- [Data extract]
- - - - - - -

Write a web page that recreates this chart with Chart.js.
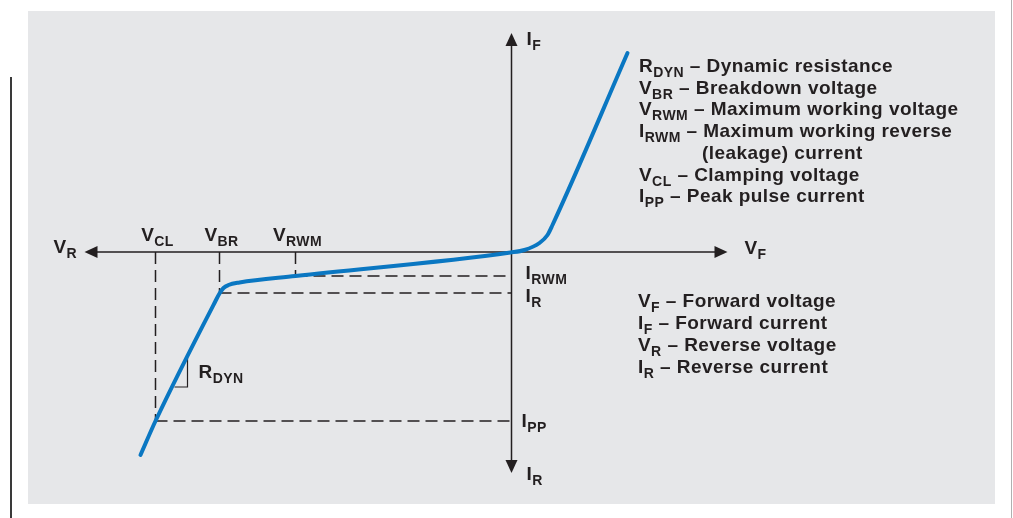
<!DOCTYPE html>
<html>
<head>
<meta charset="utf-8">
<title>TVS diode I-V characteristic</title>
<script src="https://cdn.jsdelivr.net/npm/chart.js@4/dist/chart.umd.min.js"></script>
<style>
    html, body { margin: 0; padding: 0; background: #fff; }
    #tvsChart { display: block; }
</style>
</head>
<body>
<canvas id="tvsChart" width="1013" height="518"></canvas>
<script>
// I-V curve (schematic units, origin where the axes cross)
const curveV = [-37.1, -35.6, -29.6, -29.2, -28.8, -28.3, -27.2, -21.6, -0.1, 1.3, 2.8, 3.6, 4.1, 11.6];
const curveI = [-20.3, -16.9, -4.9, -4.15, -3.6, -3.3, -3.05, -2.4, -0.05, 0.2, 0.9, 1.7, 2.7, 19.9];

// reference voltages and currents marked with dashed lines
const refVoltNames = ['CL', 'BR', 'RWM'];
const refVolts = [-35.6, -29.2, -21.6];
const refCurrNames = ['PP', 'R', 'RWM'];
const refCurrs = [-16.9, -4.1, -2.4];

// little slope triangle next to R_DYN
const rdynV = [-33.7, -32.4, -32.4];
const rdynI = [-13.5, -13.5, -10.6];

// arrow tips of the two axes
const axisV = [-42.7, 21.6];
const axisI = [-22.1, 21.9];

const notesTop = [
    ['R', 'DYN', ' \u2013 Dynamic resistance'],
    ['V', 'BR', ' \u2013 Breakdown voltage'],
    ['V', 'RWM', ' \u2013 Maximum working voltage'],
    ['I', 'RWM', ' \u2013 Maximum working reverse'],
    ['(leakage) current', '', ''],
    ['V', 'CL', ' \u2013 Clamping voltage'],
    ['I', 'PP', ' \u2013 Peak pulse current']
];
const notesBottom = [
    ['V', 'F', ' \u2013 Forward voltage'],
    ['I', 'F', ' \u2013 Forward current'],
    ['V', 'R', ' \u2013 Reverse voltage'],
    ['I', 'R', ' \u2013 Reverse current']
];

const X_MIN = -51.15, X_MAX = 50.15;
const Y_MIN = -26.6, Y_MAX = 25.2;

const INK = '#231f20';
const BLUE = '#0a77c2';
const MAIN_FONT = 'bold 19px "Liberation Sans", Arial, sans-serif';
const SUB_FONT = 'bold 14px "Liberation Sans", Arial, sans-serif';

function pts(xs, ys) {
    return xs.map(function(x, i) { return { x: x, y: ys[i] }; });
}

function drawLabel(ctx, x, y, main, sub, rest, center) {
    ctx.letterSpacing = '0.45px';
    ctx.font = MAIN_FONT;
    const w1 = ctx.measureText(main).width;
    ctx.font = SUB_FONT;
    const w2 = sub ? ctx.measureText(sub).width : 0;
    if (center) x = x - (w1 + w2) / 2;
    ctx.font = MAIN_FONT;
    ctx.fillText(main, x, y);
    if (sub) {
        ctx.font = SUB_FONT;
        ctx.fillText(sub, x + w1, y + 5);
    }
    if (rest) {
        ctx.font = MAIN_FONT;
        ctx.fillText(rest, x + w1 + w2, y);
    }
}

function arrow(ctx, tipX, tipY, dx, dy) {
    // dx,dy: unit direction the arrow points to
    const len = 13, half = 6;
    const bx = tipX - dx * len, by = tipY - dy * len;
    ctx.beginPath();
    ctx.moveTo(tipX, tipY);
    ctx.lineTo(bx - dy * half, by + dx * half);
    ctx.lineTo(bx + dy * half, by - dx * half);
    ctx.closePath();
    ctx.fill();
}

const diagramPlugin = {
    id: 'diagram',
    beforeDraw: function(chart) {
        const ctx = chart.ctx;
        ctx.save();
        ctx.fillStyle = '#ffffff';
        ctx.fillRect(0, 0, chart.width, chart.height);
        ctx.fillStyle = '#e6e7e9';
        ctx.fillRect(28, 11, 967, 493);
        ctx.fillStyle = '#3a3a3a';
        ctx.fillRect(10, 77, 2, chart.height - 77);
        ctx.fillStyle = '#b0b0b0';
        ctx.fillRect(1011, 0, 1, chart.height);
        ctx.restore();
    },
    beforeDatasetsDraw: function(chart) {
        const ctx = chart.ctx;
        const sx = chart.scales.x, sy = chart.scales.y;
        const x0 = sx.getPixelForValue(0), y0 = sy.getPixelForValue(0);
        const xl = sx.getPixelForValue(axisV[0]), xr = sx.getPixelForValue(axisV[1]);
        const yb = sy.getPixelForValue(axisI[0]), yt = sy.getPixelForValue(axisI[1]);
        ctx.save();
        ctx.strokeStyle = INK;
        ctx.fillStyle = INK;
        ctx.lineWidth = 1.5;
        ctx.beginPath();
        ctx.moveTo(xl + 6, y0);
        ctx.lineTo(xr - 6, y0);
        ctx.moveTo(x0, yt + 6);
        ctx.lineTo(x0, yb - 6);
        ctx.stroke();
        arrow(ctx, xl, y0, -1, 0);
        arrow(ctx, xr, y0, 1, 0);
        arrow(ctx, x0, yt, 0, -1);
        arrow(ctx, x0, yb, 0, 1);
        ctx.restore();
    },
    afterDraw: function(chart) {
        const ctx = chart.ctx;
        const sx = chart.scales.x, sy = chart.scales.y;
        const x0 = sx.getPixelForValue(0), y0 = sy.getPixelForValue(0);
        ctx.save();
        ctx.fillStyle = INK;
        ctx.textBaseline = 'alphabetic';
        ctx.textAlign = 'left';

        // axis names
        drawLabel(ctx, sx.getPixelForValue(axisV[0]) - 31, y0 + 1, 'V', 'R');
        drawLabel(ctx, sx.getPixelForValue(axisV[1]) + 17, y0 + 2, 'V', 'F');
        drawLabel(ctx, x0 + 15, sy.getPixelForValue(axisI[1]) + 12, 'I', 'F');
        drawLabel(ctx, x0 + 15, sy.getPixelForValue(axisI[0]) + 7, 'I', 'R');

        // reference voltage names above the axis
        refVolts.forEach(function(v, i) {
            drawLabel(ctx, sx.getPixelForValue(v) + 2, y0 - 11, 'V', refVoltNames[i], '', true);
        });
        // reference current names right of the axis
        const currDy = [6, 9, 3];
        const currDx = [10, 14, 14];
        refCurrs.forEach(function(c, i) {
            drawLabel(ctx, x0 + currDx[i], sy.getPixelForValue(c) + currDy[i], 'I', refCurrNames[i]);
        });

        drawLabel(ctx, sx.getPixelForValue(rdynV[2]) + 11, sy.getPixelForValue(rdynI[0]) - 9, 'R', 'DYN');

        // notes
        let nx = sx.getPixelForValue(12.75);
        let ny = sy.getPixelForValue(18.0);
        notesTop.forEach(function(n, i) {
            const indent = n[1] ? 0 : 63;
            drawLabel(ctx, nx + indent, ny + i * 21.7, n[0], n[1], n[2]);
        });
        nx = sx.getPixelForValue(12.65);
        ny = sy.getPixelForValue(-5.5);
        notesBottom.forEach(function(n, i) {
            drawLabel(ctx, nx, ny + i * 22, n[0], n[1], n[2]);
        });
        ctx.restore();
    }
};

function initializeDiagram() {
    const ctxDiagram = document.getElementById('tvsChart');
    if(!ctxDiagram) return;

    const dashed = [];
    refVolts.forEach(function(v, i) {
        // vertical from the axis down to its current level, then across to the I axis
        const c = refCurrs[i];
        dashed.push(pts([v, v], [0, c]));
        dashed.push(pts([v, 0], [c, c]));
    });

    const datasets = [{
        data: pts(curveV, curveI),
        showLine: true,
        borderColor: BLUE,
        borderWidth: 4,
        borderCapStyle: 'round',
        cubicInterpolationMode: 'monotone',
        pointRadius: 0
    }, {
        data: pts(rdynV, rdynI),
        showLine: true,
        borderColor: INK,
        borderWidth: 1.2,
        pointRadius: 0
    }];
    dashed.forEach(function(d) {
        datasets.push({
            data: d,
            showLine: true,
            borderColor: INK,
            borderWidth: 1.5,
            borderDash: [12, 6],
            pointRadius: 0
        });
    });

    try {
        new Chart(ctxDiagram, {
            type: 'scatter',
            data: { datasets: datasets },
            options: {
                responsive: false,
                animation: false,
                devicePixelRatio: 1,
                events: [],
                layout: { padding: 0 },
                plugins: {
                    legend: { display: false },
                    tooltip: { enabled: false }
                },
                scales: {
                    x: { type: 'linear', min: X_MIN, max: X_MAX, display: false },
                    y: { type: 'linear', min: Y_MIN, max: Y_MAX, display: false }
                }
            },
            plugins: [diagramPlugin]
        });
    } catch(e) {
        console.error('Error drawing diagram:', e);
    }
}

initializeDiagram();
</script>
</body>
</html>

- - - - - - -

- [What needs to be done] Please reproduce the listing exactly from its opening line through the line that contains "const refCurrs = [-16.9, -4.1, -2.4];", both included, with all pictures omitted.

- [Final result]
Write a web page that recreates this chart with Chart.js.
<!DOCTYPE html>
<html>
<head>
<meta charset="utf-8">
<title>TVS diode I-V characteristic</title>
<script src="https://cdn.jsdelivr.net/npm/chart.js@4/dist/chart.umd.min.js"></script>
<style>
    html, body { margin: 0; padding: 0; background: #fff; }
    #tvsChart { display: block; }
</style>
</head>
<body>
<canvas id="tvsChart" width="1013" height="518"></canvas>
<script>
// I-V curve (schematic units, origin where the axes cross)
const curveV = [-37.1, -35.6, -29.6, -29.2, -28.8, -28.3, -27.2, -21.6, -0.1, 1.3, 2.8, 3.6, 4.1, 11.6];
const curveI = [-20.3, -16.9, -4.9, -4.15, -3.6, -3.3, -3.05, -2.4, -0.05, 0.2, 0.9, 1.7, 2.7, 19.9];

// reference voltages and currents marked with dashed lines
const refVoltNames = ['CL', 'BR', 'RWM'];
const refVolts = [-35.6, -29.2, -21.6];
const refCurrNames = ['PP', 'R', 'RWM'];
const refCurrs = [-16.9, -4.1, -2.4];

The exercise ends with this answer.